Rezension

Ein chaotischer Protagonist, ein kurioses Verbrechen – und jede Menge schräger Humor

Giftrausch -

Giftrausch
von Hendrik Esch

Bewertet mit 4 Sternen

„Giftrausch“ ist bereits Hendrik Eschs zweiter Roman um den Neustädter Rechtsanwalt Paul Colossa – und grandioser Lesespaß für alle, die Kriminalromane mit bissigem Humor schätzen.

Paul Colossa wird engagiert, um einen Bericht über ein Elite-Internat zu verfassen, in dem angeblich Schüler unter Drogen gesetzt werden. Schnelles Geld, denkt sich der pragmatische und teils skrupellose Paul zunächst, und übersieht dabei, dass er ein wichtiger Bestandteil einer größeren Vertuschungsaktion werden soll. Die Presse übersieht das leider nicht, und insbesondere ein Blogger samt Followerschaft schießt sich auf Paul ein, der so vom Regen in die Traufe kommt und irgendwo zwischen Illegalität, Vertragsbuch gegenüber seinem Klienten und Existenzzerstörung durch Online-Trolle hängt. Sein nur mäßig ausgeprägtes Gewissen ist irgendwo auch noch im Spiel.

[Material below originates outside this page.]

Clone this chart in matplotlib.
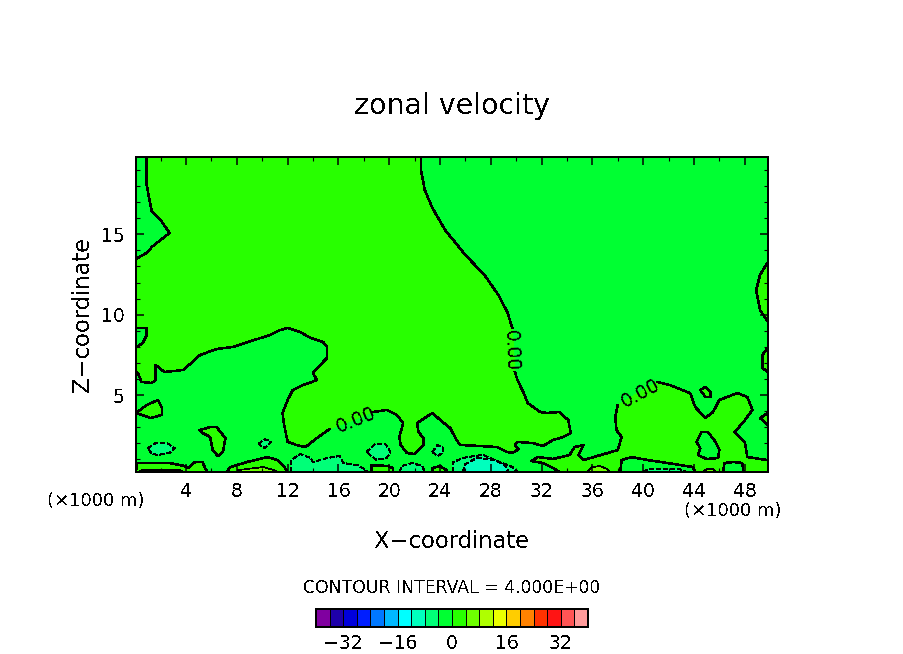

Paul Colossa ist ein hinreißend unsympathischer Protagonist, der so manchem Rechtsanwalts-Klischee alle Ehre macht, sich jedoch durch das gezielte Aufsuchen von Fettnäpfchen und gefährlichen Situationen irgendwie auch ins Herz seiner Leser*innen zu manövrieren weiß. Seine Liebe zu seinem ebenso problematischen Vorgänger Oscar, dessen Kanzlei er nach seinem Tod übernommen hat, ist bisweilen sogar rührend.

„Giftrausch“ krankt einzig und allein ein wenig an der eigenen Gesprächigkeit. Die Geschichte wird auf über 600 Seiten ausgebreitet, wobei sich der eigentliche Fall kaum weiterentwickelt – ein Großteil dieser substanziellen Seitenanzahl geht für witzige Episoden (gerne auch mal Slapstick!), innere Monologe voller Selbstzweifel und clevere Formulierungen drauf. Diese sind zugleich auch das Herzstück und das Besondere an diesem Kriminalroman, sie nehmen aber bisweilen ein wenig Überhand, was den Lesefluss etwas zäher gestaltet, als das bei anderen Genrevertretern üblicherweise der Fall ist.

Abgesehen von dieser leichten Schwäche ist „Giftrausch“ jedoch ein tolles Lesevergnügen, das immer wieder zum Schmunzeln oder auch zum herzhafte Lachen einlädt.